The plans, which include letting health privateers run clinical trials inside NHS hospitals, were criticised by campaign group Patient Concern, which described the move as the ‘death of patient confidentiality’.

Cameron is to claim that closer collaboration with the privateers would give patients earlier access to cutting edge treatments.

He is to claim that patients’ records would be ‘anonymised’, but yesterday shadow health secretary Andy Burnham scorned such a claim.

Burnham said: ‘When you have anonymised data it’s still possible to identify individual patients within it.

‘The danger is we will find companies targeting individuals who have a particular condition, so this is an area that the government has to tread very carefully indeed.

‘They make all this talk about red tape. Well, there are some areas where proper regulation is absolutely essential.

‘Proper regulation and essential safeguards need to be in place when it comes to the use of patients’ data.

‘It cannot be done in a way where essential rules are threatened.’

Bioethics expert from the University of Manchester, Dr Sarah Hand, warned: ‘When the research is being done by private companies, of course, we no longer have any guarantee that the research is in the public interest.

‘They may be generating treatments, but bringing them to the market in a way that is not going to make them accessible to the public.

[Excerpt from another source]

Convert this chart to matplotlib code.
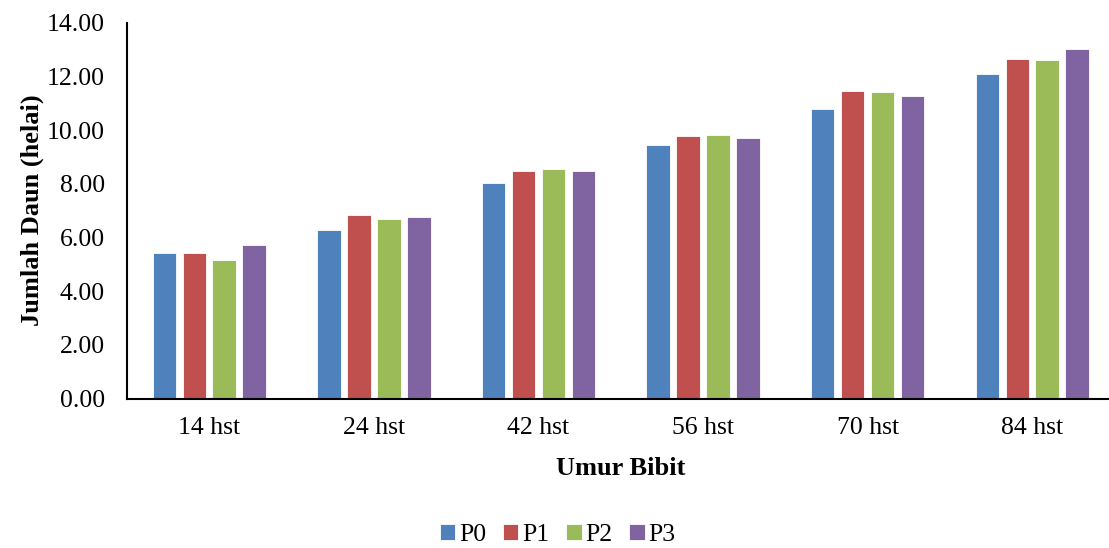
import numpy as np
import matplotlib.pyplot as plt

plt.rcParams["font.family"] = ["Liberation Serif", "DejaVu Serif"]

umur = ["14 hst", "24 hst", "42 hst", "56 hst", "70 hst", "84 hst"]
perlakuan = ["P0", "P1", "P2", "P3"]
p0 = [5.42, 6.29, 8.03, 9.44, 10.77, 12.11]
p1 = [5.42, 6.84, 8.48, 9.79, 11.44, 12.66]
p2 = [5.15, 6.69, 8.56, 9.83, 11.42, 12.61]
p3 = [5.71, 6.77, 8.48, 9.70, 11.29, 13.03]
warna = ["#4F81BD", "#C0504D", "#9BBB59", "#8064A2"]

fig = plt.figure(figsize=(11.09, 5.48), dpi=100)
ax = fig.add_axes([0.1145, 0.2728, 0.8905, 0.6856])

x = np.arange(len(umur))
lebar = 0.143
jarak = 0.182
for i, (nilai, nama) in enumerate(zip([p0, p1, p2, p3], perlakuan)):
    ax.bar(x + (i - 1.5) * jarak, nilai, lebar, color=warna[i], label=nama,
           edgecolor="white", linewidth=0.6, zorder=2)

ax.set_xlim(-0.5, 5.5)
ax.set_ylim(0, 14)
ax.set_yticks(np.arange(0, 14.1, 2))
ax.set_yticklabels([f"{v:.2f}" for v in np.arange(0, 14.1, 2)])
ax.set_xticks(x)
ax.set_xticklabels(umur)
ax.tick_params(axis="both", length=0, labelsize=18.5)
ax.tick_params(axis="y", pad=16)
ax.tick_params(axis="x", pad=13)

for s in ["top", "right"]:
    ax.spines[s].set_visible(False)
for s in ["left", "bottom"]:
    ax.spines[s].set_linewidth(1.5)
    ax.spines[s].set_color("black")

ax.set_ylabel("Jumlah Daun (helai)", fontsize=19, fontweight="bold", labelpad=2)
ax.set_xlabel("Umur Bibit", fontsize=19, fontweight="bold", labelpad=13)

fig.legend(loc="center", bbox_to_anchor=(0.503, 0.024), ncol=4, frameon=False,
           fontsize=18.5, handlelength=0.6, handleheight=0.6, handletextpad=0.15,
           columnspacing=0.65, borderpad=0.1)

fig.savefig("out.png", dpi=100)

‘I think we should have much more concern about who the companies are that are going to be carrying out this research.’

Roger Goss, from Patient Concern, said: ‘This is the death of patient confidentiality.

‘There is no guarantee that information will be anonymised; in any case anonymised data can just as easily be re-identified.

‘We understand GP surgeries will have the right to refuse to release their patients’ records, but whether patients will ever be told what is happening, let alone have the choice to protect their privacy, is still unclear.’

Patient Concern resigned from a Department of Health consultation committee looking at the plan because it was felt the organisation had been ‘recruited to applaud rather than advise’, Goss said.

BMA Council Member Anna Athow said: ‘This is an explosive issue and heralds the end of patient confidentiality.

‘A main reason for the government’s setting up of an Information Centre, which can extract patient information, is to facilitate and monitor the referring of NHS patients to a diversity of private providers.

‘Campaigners to defend the NHS are concerned that this information could be used to police GPs and make sure that the NHS patients are referred to private treatment centres, instead of the local NHS district general hospital.

‘It could be used to discipline GPs and drive in the market.

‘Under the Health and Social Care Bill, the NHS Commissioning Board and Clinical Commissioning Groups have to obey a “choice mandate” so that private sector companies are used to provide NHS treatment.’